*GOAL OF THE EXERCISE*: Give again, exactly as written, the lines of the records below from the line with "Recreate this image" to the line with "import plotly.graph_objects as go". Both end lines count; pictures do not.

(Records from a data source)

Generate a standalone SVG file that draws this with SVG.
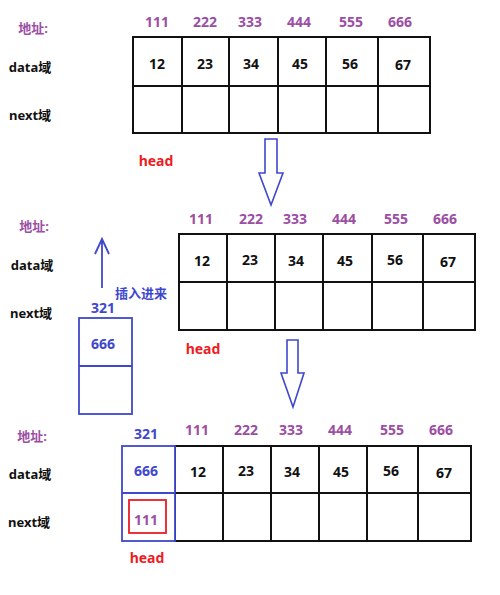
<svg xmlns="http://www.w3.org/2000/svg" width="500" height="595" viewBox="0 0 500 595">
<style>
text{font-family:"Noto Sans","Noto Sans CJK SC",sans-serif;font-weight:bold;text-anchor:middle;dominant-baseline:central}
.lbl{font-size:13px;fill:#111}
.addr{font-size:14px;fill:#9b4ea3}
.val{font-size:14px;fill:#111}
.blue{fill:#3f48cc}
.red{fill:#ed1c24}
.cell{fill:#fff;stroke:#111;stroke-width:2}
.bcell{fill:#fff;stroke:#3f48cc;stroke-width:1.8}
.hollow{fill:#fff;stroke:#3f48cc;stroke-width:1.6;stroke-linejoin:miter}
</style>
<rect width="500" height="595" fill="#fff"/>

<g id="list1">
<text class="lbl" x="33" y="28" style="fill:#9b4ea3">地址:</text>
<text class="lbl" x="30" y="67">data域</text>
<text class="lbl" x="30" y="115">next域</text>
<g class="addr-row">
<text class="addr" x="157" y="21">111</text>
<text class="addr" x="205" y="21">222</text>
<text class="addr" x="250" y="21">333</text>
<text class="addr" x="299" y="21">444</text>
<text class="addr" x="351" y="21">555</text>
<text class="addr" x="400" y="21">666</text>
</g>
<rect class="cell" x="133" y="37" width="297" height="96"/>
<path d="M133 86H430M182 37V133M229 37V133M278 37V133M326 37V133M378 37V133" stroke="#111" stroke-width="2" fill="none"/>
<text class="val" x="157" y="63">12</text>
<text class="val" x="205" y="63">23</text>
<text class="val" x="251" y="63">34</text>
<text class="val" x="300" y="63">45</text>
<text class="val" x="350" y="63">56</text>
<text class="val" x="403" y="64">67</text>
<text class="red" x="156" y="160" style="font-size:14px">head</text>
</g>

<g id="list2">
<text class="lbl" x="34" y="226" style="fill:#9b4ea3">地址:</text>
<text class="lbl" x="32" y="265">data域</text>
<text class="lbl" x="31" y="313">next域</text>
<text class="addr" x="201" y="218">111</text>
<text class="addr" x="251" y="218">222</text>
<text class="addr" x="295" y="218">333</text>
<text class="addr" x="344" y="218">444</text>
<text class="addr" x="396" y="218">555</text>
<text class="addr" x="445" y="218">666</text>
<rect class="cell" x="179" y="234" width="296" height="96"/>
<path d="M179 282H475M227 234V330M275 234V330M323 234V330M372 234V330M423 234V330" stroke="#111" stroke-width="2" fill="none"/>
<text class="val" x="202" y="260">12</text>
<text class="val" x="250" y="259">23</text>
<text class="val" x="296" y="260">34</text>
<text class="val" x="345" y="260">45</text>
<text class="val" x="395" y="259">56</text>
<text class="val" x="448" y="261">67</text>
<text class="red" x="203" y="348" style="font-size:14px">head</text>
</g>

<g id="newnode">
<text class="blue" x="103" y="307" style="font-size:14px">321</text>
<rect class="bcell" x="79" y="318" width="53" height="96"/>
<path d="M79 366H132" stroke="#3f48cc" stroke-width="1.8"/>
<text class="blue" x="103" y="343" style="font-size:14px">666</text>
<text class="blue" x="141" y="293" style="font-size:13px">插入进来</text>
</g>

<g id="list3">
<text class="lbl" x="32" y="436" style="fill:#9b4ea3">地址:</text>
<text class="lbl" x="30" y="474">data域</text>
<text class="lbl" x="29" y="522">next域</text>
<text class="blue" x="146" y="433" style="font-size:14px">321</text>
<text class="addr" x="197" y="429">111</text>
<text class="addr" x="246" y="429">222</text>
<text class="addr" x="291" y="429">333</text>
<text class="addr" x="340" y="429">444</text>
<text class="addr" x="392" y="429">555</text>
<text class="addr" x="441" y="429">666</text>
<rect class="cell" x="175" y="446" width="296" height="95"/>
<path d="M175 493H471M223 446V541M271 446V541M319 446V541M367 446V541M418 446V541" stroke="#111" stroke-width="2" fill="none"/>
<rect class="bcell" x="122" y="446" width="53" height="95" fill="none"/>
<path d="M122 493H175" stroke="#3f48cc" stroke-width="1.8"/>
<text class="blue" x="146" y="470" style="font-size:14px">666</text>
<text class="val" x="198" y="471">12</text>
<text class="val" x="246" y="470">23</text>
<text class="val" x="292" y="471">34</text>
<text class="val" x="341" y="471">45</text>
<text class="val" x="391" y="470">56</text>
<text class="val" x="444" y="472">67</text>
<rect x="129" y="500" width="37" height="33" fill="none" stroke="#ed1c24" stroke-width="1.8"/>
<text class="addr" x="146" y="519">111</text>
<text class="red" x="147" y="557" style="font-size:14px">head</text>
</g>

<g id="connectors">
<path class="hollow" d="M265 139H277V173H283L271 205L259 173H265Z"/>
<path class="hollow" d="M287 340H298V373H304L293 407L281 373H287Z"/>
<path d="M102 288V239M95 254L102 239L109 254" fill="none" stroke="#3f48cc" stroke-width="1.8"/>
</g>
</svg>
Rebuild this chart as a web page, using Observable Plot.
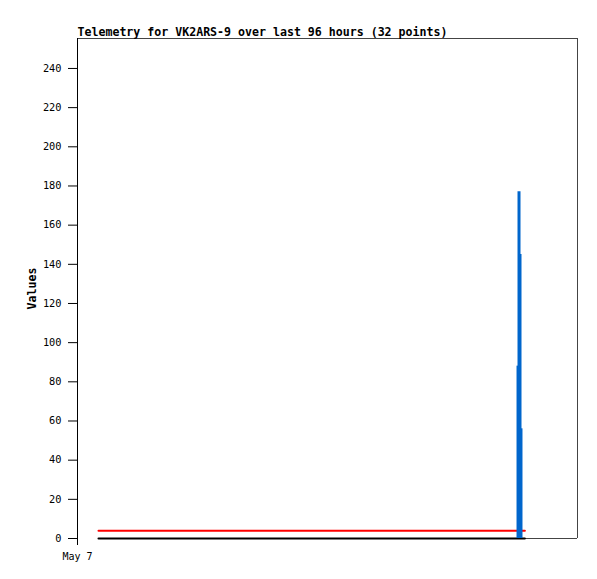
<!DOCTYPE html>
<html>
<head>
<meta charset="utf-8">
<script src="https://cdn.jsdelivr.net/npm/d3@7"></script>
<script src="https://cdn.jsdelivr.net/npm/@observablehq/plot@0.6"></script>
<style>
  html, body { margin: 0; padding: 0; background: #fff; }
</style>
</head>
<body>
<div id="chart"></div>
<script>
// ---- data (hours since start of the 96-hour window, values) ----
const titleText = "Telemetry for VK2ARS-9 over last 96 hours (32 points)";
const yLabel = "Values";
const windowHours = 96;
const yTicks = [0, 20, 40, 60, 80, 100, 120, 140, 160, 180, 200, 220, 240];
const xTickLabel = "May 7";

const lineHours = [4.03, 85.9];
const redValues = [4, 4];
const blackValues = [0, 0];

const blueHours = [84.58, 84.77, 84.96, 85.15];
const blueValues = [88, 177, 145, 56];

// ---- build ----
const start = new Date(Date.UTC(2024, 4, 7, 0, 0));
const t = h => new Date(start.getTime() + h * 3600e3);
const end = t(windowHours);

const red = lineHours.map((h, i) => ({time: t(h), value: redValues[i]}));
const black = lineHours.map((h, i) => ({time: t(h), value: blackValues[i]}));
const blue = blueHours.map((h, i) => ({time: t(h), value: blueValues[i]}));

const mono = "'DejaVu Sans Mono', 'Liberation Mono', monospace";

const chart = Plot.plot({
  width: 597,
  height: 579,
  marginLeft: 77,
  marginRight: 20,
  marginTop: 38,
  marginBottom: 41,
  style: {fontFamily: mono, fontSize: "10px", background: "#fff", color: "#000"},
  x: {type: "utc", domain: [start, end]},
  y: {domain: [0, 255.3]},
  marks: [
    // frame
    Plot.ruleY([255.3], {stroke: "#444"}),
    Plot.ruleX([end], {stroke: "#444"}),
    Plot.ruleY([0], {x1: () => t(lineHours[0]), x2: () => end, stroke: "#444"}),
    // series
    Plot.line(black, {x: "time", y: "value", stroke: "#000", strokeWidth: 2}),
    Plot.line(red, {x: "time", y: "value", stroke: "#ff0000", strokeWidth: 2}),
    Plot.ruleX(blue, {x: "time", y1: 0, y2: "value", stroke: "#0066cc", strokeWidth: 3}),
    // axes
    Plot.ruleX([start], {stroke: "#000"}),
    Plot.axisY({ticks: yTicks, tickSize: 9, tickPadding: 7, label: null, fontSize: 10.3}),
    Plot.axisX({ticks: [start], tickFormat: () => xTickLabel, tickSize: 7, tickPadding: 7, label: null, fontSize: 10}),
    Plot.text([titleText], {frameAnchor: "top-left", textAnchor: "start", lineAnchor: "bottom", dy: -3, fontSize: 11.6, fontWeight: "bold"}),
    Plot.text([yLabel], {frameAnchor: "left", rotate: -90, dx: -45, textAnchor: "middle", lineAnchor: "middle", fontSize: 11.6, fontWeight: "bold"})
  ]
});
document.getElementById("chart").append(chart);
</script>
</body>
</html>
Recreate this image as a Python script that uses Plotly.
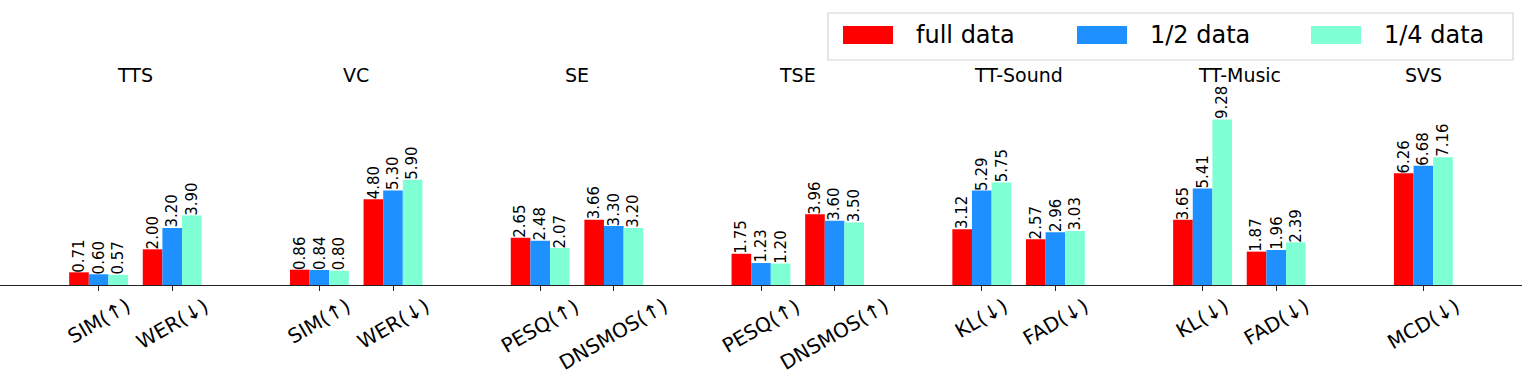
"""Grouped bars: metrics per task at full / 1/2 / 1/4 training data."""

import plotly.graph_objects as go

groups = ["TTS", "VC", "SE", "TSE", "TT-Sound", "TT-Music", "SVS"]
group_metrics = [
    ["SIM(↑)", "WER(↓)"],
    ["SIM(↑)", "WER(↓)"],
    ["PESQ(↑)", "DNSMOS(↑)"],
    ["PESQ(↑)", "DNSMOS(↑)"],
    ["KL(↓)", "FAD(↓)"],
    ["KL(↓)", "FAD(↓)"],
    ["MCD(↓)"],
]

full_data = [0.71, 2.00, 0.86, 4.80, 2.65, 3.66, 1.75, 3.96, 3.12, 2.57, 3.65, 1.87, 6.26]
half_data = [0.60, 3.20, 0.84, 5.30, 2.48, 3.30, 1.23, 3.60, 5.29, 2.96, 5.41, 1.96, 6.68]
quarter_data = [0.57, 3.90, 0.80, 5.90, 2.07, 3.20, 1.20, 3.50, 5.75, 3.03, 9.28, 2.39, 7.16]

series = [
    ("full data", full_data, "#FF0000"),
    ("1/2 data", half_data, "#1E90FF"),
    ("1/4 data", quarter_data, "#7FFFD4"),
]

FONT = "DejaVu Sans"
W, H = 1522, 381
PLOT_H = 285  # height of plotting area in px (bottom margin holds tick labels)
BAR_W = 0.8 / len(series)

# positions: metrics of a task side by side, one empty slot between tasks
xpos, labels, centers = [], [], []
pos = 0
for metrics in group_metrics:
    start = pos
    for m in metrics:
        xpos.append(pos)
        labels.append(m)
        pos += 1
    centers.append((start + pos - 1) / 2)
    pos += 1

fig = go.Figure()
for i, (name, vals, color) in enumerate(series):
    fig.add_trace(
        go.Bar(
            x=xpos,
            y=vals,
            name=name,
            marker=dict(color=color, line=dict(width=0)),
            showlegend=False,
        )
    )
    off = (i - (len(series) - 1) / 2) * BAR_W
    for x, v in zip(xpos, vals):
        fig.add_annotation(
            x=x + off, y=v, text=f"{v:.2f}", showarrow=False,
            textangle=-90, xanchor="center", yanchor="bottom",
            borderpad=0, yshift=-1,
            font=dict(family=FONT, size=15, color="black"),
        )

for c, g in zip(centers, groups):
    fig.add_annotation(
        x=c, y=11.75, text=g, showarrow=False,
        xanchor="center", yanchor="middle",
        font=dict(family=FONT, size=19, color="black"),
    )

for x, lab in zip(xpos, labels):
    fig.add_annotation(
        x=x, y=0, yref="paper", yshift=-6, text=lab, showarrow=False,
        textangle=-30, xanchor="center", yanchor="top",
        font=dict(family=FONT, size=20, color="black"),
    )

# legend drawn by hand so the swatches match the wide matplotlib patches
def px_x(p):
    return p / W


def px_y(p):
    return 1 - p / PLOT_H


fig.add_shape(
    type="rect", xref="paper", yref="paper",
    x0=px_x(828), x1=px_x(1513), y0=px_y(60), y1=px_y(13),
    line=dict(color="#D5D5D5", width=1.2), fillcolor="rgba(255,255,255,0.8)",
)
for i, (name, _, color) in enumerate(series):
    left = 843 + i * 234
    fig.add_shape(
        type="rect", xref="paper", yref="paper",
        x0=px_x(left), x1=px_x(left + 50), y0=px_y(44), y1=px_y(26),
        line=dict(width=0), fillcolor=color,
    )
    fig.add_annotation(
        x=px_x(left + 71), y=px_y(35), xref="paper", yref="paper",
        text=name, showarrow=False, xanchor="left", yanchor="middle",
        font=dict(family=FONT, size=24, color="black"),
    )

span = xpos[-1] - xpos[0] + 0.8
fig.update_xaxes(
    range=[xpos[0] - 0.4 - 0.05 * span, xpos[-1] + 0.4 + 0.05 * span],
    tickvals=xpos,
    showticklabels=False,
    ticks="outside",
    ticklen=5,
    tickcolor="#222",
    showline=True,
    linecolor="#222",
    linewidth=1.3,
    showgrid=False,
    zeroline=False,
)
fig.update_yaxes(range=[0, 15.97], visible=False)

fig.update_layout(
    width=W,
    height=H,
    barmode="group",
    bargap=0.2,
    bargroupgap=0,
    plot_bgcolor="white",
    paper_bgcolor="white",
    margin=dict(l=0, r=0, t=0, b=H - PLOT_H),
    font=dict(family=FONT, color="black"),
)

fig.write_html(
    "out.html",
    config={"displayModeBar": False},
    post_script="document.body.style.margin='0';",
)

*RESPONSE BELOW*:
Recreate this image as a Python script that uses Plotly.
"""Grouped bars: metrics per task at full / 1/2 / 1/4 training data."""

import plotly.graph_objects as go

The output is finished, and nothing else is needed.